▸ **YOUR TASK**:
Transcribe the material in full. Nothing should differ except that the pictures are left out.
※ ※ ※
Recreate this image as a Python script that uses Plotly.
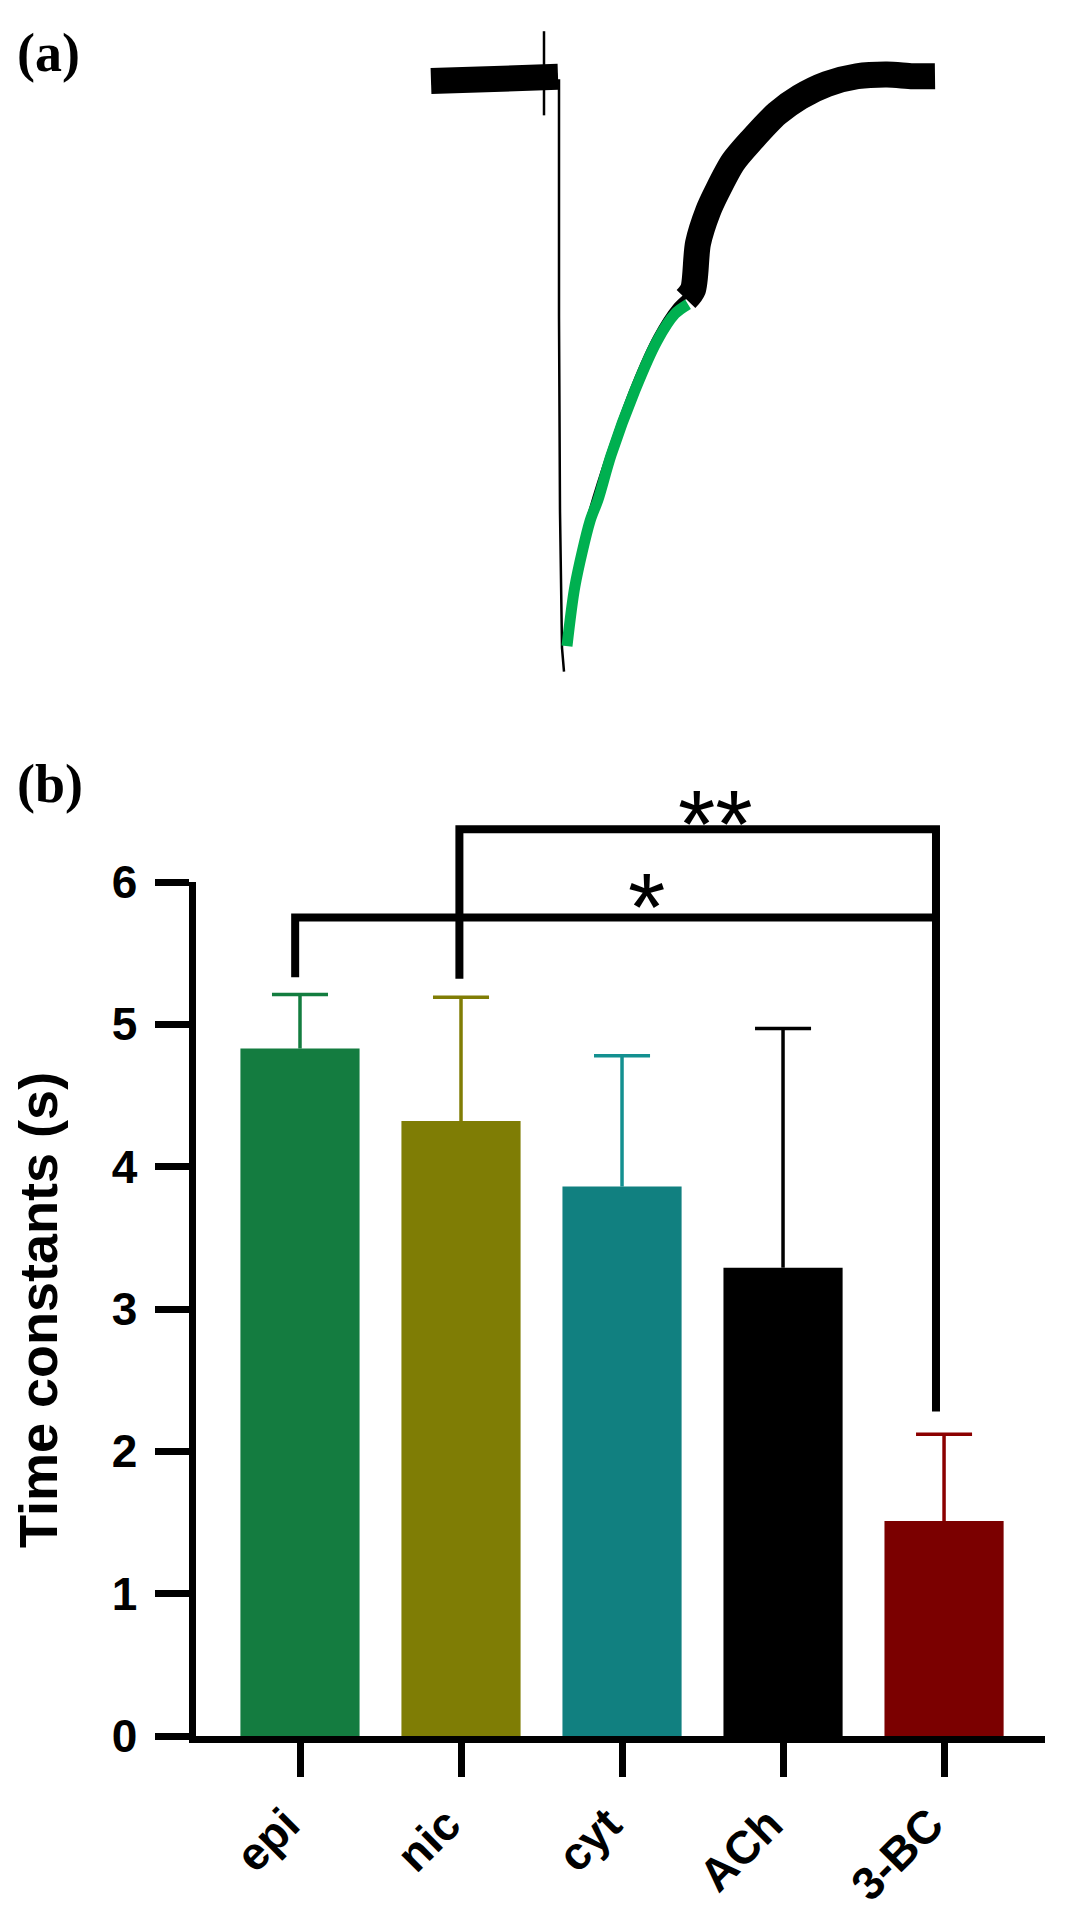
import plotly.graph_objects as go

# ---------------- data: panel (b) ----------------
categories = ["epi", "nic", "cyt", "ACh", "3-BC"]
means = [4.83, 4.32, 3.86, 3.29, 1.51]
sem = [0.38, 0.87, 0.92, 1.68, 0.61]
bar_colors = ["#147c40", "#7f7d05", "#118080", "#000000", "#7b0000"]
err_colors = ["#137d3f", "#807d05", "#139090", "#000000", "#8b0000"]
y_ticks = [0, 1, 2, 3, 4, 5, 6]
y_title = "Time constants (s)"

# significance brackets (x in category index, y in seconds)
brk1_x = [-0.03, -0.03, 3.95, 3.95]
brk1_y = [5.33, 5.75, 5.75, 2.28]
brk2_x = [0.99, 0.99, 3.95, 3.95]
brk2_y = [5.32, 6.37, 6.37, 5.75]
star1 = (2.15, 5.83, "*")
star2 = (2.58, 6.41, "**")

# ---------------- data: panel (a) trace (time s, normalized current) -------------
base_t = [0.0, 0.6, 1.2, 1.8, 2.3, 2.54]
base_i = [-0.003, -0.002, 0.002, 0.005, 0.005, 0.004]
spike_t = [2.26, 2.26]
spike_i = [0.081, -0.061]
drop_t = [2.56, 2.56, 2.58, 2.62, 2.66]
drop_i = [0.0, -0.40, -0.73, -0.96, -1.00]
under_t = [2.70, 2.86, 3.16, 3.58, 4.06, 4.50, 4.88, 5.14]
under_i = [-0.95, -0.85, -0.74, -0.627, -0.516, -0.434, -0.384, -0.363]
rec_t = [5.10, 5.24, 5.34, 5.54, 5.72, 6.04, 6.42, 6.92, 7.38, 7.92, 8.52, 9.12, 9.64, 10.08]
rec_i = [-0.371, -0.355, -0.277, -0.223, -0.190, -0.140, -0.102, -0.058, -0.030, -0.008, 0.005, 0.008, 0.005, 0.005]
fit_t = [2.72, 2.88, 3.18, 3.34, 3.60, 4.08, 4.52, 4.88, 5.14]
fit_i = [-0.957, -0.855, -0.746, -0.710, -0.635, -0.525, -0.442, -0.396, -0.380]

W, H = 1067, 1920
OFF = 8  # page margin compensation
FONT = "Liberation Sans"

fig = go.Figure()

# ---- panel (a) ----
def tr(t, i, w, color="black", shape="linear"):
    fig.add_trace(go.Scatter(x=t, y=i, mode="lines", xaxis="x2", yaxis="y2",
                             line=dict(color=color, width=w, shape=shape, smoothing=0.8),
                             hoverinfo="skip", showlegend=False))

tr(base_t, base_i, 26)
tr(spike_t, spike_i, 2.5)
tr(drop_t, drop_i, 2.5)
tr(under_t, under_i, 5, shape="spline")
tr(rec_t, rec_i, 26, shape="spline")
tr(fit_t, fit_i, 11, "#00b050", shape="spline")

# ---- panel (b) bars ----
xs = list(range(len(categories)))
fig.add_trace(go.Bar(
    x=xs, y=means, width=0.74,
    marker=dict(color=bar_colors, line=dict(width=0)),
    xaxis="x", yaxis="y", showlegend=False, hoverinfo="skip"))

# upward-only error bars (stem + cap) drawn through the axes
cap_half = 0.174
for k in xs:
    top = means[k] + sem[k]
    fig.add_trace(go.Scatter(
        x=[xs[k], xs[k], None, xs[k] - cap_half, xs[k] + cap_half],
        y=[means[k], top, None, top, top],
        mode="lines", line=dict(color=err_colors[k], width=3.5),
        xaxis="x", yaxis="y", showlegend=False, hoverinfo="skip"))

for bx, by in [(brk1_x, brk1_y), (brk2_x, brk2_y)]:
    fig.add_trace(go.Scatter(x=bx, y=by, mode="lines", xaxis="x", yaxis="y3",
                             line=dict(color="black", width=8), hoverinfo="skip",
                             showlegend=False))

ann = []
for sx, sy, st in [star1, star2]:
    ann.append(dict(x=sx, y=sy, xref="x", yref="y3", text=st, showarrow=False,
                    font=dict(family=FONT, size=96, color="black"),
                    xanchor="center", yanchor="middle"))
ann.append(dict(x=(48 - OFF) / W, y=1 - (53 - OFF) / H, xref="paper", yref="paper",
                text="<b>(a)</b>", showarrow=False,
                font=dict(family="Liberation Serif", size=54, color="black"),
                xanchor="center", yanchor="middle"))
ann.append(dict(x=(50 - OFF) / W, y=1 - (784 - OFF) / H, xref="paper", yref="paper",
                text="<b>(b)</b>", showarrow=False,
                font=dict(family="Liberation Serif", size=54, color="black"),
                xanchor="center", yanchor="middle"))
ann.append(dict(x=(38 - OFF) / W, y=1 - (1310 - OFF) / H, xref="paper", yref="paper",
                text=y_title, textangle=-90, showarrow=False,
                font=dict(family=FONT, size=54, color="black", weight="bold"),
                xanchor="center", yanchor="middle"))

plot_left, plot_right = 195.5 - OFF, 1045 - OFF
plot_top, plot_bottom = 882 - OFF, 1736 - OFF
px_per_unit = (plot_bottom - plot_top) / 6.0
y3_top_px = 740 - OFF
y3_max = (plot_bottom - y3_top_px) / px_per_unit

fig.update_layout(
    width=W, height=H,
    margin=dict(l=0, r=0, t=0, b=0, autoexpand=False),
    paper_bgcolor="white", plot_bgcolor="rgba(0,0,0,0)",
    annotations=ann,
    xaxis=dict(domain=[plot_left / W, plot_right / W], range=[-0.649, 4.627],
               tickmode="array", tickvals=xs, ticktext=categories,
               showline=True, linewidth=7, linecolor="black",
               ticks="outside", ticklen=34, tickwidth=7, tickcolor="black",
               tickangle=-45, showgrid=False, zeroline=False, automargin=False,
               ticklabelstandoff=2, ticklabelshift=-14,
               tickfont=dict(family=FONT, size=46, color="black", weight="bold"),
               anchor="y", fixedrange=True),
    yaxis=dict(domain=[1 - plot_bottom / H, 1 - plot_top / H], range=[0, 6],
               tickmode="array", tickvals=y_ticks,
               showline=True, linewidth=7, linecolor="black",
               ticks="outside", ticklen=34, tickwidth=7, tickcolor="black",
               showgrid=False, zeroline=False, automargin=False,
               ticklabelstandoff=8,
               tickfont=dict(family=FONT, size=46, color="black", weight="bold"),
               anchor="x", fixedrange=True),
    yaxis3=dict(domain=[1 - plot_bottom / H, 1 - y3_top_px / H], range=[0, y3_max],
                visible=False, anchor="x", fixedrange=True, automargin=False),
    xaxis2=dict(domain=[(400 - OFF) / W, (960 - OFF) / W], range=[-0.62, 10.58],
                visible=False, anchor="y2", fixedrange=True, automargin=False),
    yaxis2=dict(domain=[1 - (700 - OFF) / H, 1.0],
                range=[-1.048, 0.107 + OFF / 606.0], visible=False,
                anchor="x2", fixedrange=True, automargin=False),
)

fig.write_html("out.html")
※ ※ ※
▸ **PROBLEM SOLUTION**:
Recreate this image as a Python script that uses Plotly.
import plotly.graph_objects as go

# ---------------- data: panel (b) ----------------
categories = ["epi", "nic", "cyt", "ACh", "3-BC"]
means = [4.83, 4.32, 3.86, 3.29, 1.51]
sem = [0.38, 0.87, 0.92, 1.68, 0.61]
bar_colors = ["#147c40", "#7f7d05", "#118080", "#000000", "#7b0000"]
err_colors = ["#137d3f", "#807d05", "#139090", "#000000", "#8b0000"]
y_ticks = [0, 1, 2, 3, 4, 5, 6]
y_title = "Time constants (s)"

# significance brackets (x in category index, y in seconds)
brk1_x = [-0.03, -0.03, 3.95, 3.95]
brk1_y = [5.33, 5.75, 5.75, 2.28]
brk2_x = [0.99, 0.99, 3.95, 3.95]
brk2_y = [5.32, 6.37, 6.37, 5.75]
star1 = (2.15, 5.83, "*")
star2 = (2.58, 6.41, "**")

# ---------------- data: panel (a) trace (time s, normalized current) -------------
base_t = [0.0, 0.6, 1.2, 1.8, 2.3, 2.54]
base_i = [-0.003, -0.002, 0.002, 0.005, 0.005, 0.004]
spike_t = [2.26, 2.26]
spike_i = [0.081, -0.061]
drop_t = [2.56, 2.56, 2.58, 2.62, 2.66]
drop_i = [0.0, -0.40, -0.73, -0.96, -1.00]
under_t = [2.70, 2.86, 3.16, 3.58, 4.06, 4.50, 4.88, 5.14]
under_i = [-0.95, -0.85, -0.74, -0.627, -0.516, -0.434, -0.384, -0.363]
rec_t = [5.10, 5.24, 5.34, 5.54, 5.72, 6.04, 6.42, 6.92, 7.38, 7.92, 8.52, 9.12, 9.64, 10.08]
rec_i = [-0.371, -0.355, -0.277, -0.223, -0.190, -0.140, -0.102, -0.058, -0.030, -0.008, 0.005, 0.008, 0.005, 0.005]
fit_t = [2.72, 2.88, 3.18, 3.34, 3.60, 4.08, 4.52, 4.88, 5.14]
fit_i = [-0.957, -0.855, -0.746, -0.710, -0.635, -0.525, -0.442, -0.396, -0.380]

W, H = 1067, 1920
OFF = 8  # page margin compensation
FONT = "Liberation Sans"

fig = go.Figure()

# ---- panel (a) ----
def tr(t, i, w, color="black", shape="linear"):
    fig.add_trace(go.Scatter(x=t, y=i, mode="lines", xaxis="x2", yaxis="y2",
                             line=dict(color=color, width=w, shape=shape, smoothing=0.8),
                             hoverinfo="skip", showlegend=False))

tr(base_t, base_i, 26)
tr(spike_t, spike_i, 2.5)
tr(drop_t, drop_i, 2.5)
tr(under_t, under_i, 5, shape="spline")
tr(rec_t, rec_i, 26, shape="spline")
tr(fit_t, fit_i, 11, "#00b050", shape="spline")

# ---- panel (b) bars ----
xs = list(range(len(categories)))
fig.add_trace(go.Bar(
    x=xs, y=means, width=0.74,
    marker=dict(color=bar_colors, line=dict(width=0)),
    xaxis="x", yaxis="y", showlegend=False, hoverinfo="skip"))

# upward-only error bars (stem + cap) drawn through the axes
cap_half = 0.174
for k in xs:
    top = means[k] + sem[k]
    fig.add_trace(go.Scatter(
        x=[xs[k], xs[k], None, xs[k] - cap_half, xs[k] + cap_half],
        y=[means[k], top, None, top, top],
        mode="lines", line=dict(color=err_colors[k], width=3.5),
        xaxis="x", yaxis="y", showlegend=False, hoverinfo="skip"))

for bx, by in [(brk1_x, brk1_y), (brk2_x, brk2_y)]:
    fig.add_trace(go.Scatter(x=bx, y=by, mode="lines", xaxis="x", yaxis="y3",
                             line=dict(color="black", width=8), hoverinfo="skip",
                             showlegend=False))

ann = []
for sx, sy, st in [star1, star2]:
    ann.append(dict(x=sx, y=sy, xref="x", yref="y3", text=st, showarrow=False,
                    font=dict(family=FONT, size=96, color="black"),
                    xanchor="center", yanchor="middle"))
ann.append(dict(x=(48 - OFF) / W, y=1 - (53 - OFF) / H, xref="paper", yref="paper",
                text="<b>(a)</b>", showarrow=False,
                font=dict(family="Liberation Serif", size=54, color="black"),
                xanchor="center", yanchor="middle"))
ann.append(dict(x=(50 - OFF) / W, y=1 - (784 - OFF) / H, xref="paper", yref="paper",
                text="<b>(b)</b>", showarrow=False,
                font=dict(family="Liberation Serif", size=54, color="black"),
                xanchor="center", yanchor="middle"))
ann.append(dict(x=(38 - OFF) / W, y=1 - (1310 - OFF) / H, xref="paper", yref="paper",
                text=y_title, textangle=-90, showarrow=False,
                font=dict(family=FONT, size=54, color="black", weight="bold"),
                xanchor="center", yanchor="middle"))

plot_left, plot_right = 195.5 - OFF, 1045 - OFF
plot_top, plot_bottom = 882 - OFF, 1736 - OFF
px_per_unit = (plot_bottom - plot_top) / 6.0
y3_top_px = 740 - OFF
y3_max = (plot_bottom - y3_top_px) / px_per_unit

fig.update_layout(
    width=W, height=H,
    margin=dict(l=0, r=0, t=0, b=0, autoexpand=False),
    paper_bgcolor="white", plot_bgcolor="rgba(0,0,0,0)",
    annotations=ann,
    xaxis=dict(domain=[plot_left / W, plot_right / W], range=[-0.649, 4.627],
               tickmode="array", tickvals=xs, ticktext=categories,
               showline=True, linewidth=7, linecolor="black",
               ticks="outside", ticklen=34, tickwidth=7, tickcolor="black",
               tickangle=-45, showgrid=False, zeroline=False, automargin=False,
               ticklabelstandoff=2, ticklabelshift=-14,
               tickfont=dict(family=FONT, size=46, color="black", weight="bold"),
               anchor="y", fixedrange=True),
    yaxis=dict(domain=[1 - plot_bottom / H, 1 - plot_top / H], range=[0, 6],
               tickmode="array", tickvals=y_ticks,
               showline=True, linewidth=7, linecolor="black",
               ticks="outside", ticklen=34, tickwidth=7, tickcolor="black",
               showgrid=False, zeroline=False, automargin=False,
               ticklabelstandoff=8,
               tickfont=dict(family=FONT, size=46, color="black", weight="bold"),
               anchor="x", fixedrange=True),
    yaxis3=dict(domain=[1 - plot_bottom / H, 1 - y3_top_px / H], range=[0, y3_max],
                visible=False, anchor="x", fixedrange=True, automargin=False),
    xaxis2=dict(domain=[(400 - OFF) / W, (960 - OFF) / W], range=[-0.62, 10.58],
                visible=False, anchor="y2", fixedrange=True, automargin=False),
    yaxis2=dict(domain=[1 - (700 - OFF) / H, 1.0],
                range=[-1.048, 0.107 + OFF / 606.0], visible=False,
                anchor="x2", fixedrange=True, automargin=False),
)

fig.write_html("out.html")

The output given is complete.